In so concluding that the policy provided coverage for Betty, the Court disposed of a number of arguments raised by Safeco (such as the holding would encourage “householders to turn a ‘blind eye’ to acts of sexual abuse taking place in their homes”) as well as finding that the history of the introduction of the severability clause into liability policies in the 1950s further supported the Court’s determination of ambiguity. 

Moreover, the Court recognized that courts throughout the country have split over the issue, with the majority “concluding that a severability clause does not alter the collective application of an exclusion for intentional, criminal, or fraudulent acts by ‘an’ or ‘any’ insured.” Despite these “greater number of cases,” the Court found that its holding would preserve the objectively reasonable expectations of the insured that there would be coverage so long as the insured’s own conduct did not fall within the intentional acts exclusion.

Finally, the Court also sought to downplay the breadth of its holding by noting that many insurers’ policies contain an explicit exclusion for claims arising from sexual molestation, or that Safeco could have avoided this uncertainty to begin with by modifying its severability clause to only address the available limits under the policy rather than create an ambiguity between that clause and the intentional acts exclusion.

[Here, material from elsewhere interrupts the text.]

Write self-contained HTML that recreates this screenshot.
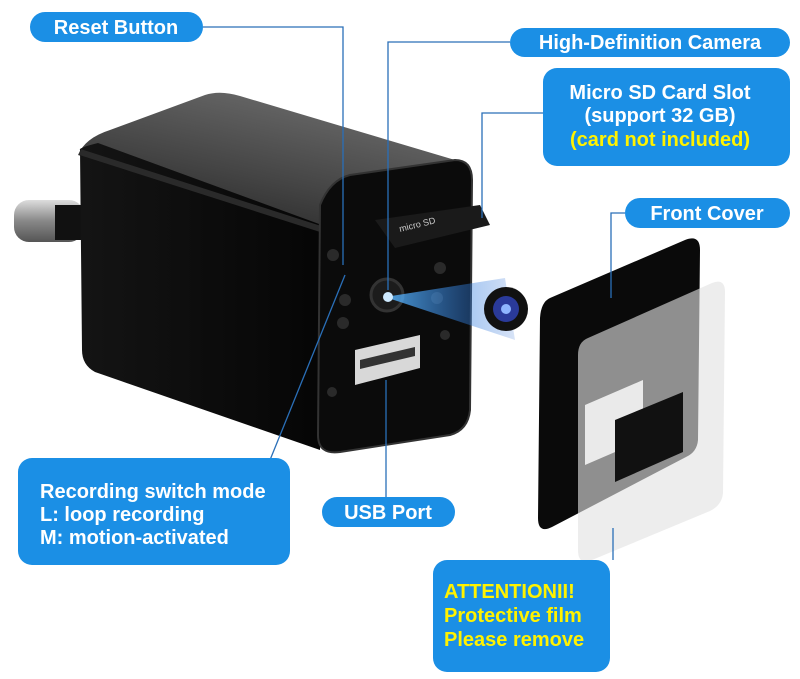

California Supreme Court Finds No Duty to Defend Insured for Assault and Battery Claim Where Injured Party Alleged Insured Acted Under an Unreasonable Belief in the Need for Self-Defense

In a long-anticipated decision, the California Supreme Court issued its August 3, 2009 decision in Delgado v. Interinsurance Exchange of the Automobile Club of Southern California, finding that the contention (by the injured party) that the insured acted in self-defense when sued for assault and battery did not constitute an “accident” within the meaning of a liability policy and thus the insurer had no duty to defend the action. The decision is also noteworthy as it distinguished a number of prior cases, including Supreme Court cases, that had touched on similar issues.

Delgado arose out of altercation where the insured under a homeowner’s policy issued by Interinsurance Exchange of the Automobile Club of Southern California “hit and kicked 17-year old Jonathan Delgado.” Delgado sued the insured, setting forth two causes of action, one for intentional tort and one alleging that the insured “‘negligently and unreasonably believed’ he was engaging in self-defense ‘and unreasonably acted in self-defense . . . .’” 

The insured tendered the suit to his insurer, which denied coverage, including any duty to defend, on the basis that the claim did not constitute an “occurrence” under the policy, which term was defined as “an accident.” Delgado then dismissed the intentional tort claim and settled the remaining “negligent belief in self-defense” claim with the insured, who stipulated to judgment and assigned his rights to Delgado. Delgado then sued the insurer as a judgment creditor and for bad faith. While the trial court dismissed the action on demurrer, the Court of Appeal reversed, finding that the allegations potentially were an “accident” under the policy.

On review the Supreme Court first addressed the issue as to what constitutes “an accident” under a liability policy, which substantial case law had found to be “an unexpected, unforeseen, or undersigned happening or consequence from either a known or unknown case.” The Court rejected Delgado’s reliance on prior decisions of the Court that Delgado had contended held that the term “accident” was to be determined from the perspective of the injured party. The Court observed that, under such reasoning, plainly intentional acts like child molestation, arson and premeditated murder, if contended to be based on an unreasonable belief in the need for self-defense, could be considered an “accident” within the policy coverage. 

The Court also took the occasion to dismiss Delgado’s attempt to claim that prior decisions of the Court, such as Gray v. Zurich Insurance Co., 65 Cal. 2d 263 (1966), supported a duty to defend. The Court explained that Gray and cases like it involved situations whether the claim fell within the broad insuring provisions of the policy and the insurer sought to avoid a duty to defend based on the policy’s exclusion for injury “caused intentionally by or at the direction of the insured.” This is in contrast to the present case, where there was no exclusion at issue and the insured had the burden to demonstrate “an accident” and thereby fall within the policy’s insuring provision. 

In conclusion, the Court stated that “an insured unreasonable belief in the need for self-defense does not turn the resulting purposeful and intentional act of assault and battery into ‘an accident’ within the policy’s coverage clause . . .[and thus the insurer] had no duty to defend its insured in the lawsuit brought against him by the injured party.”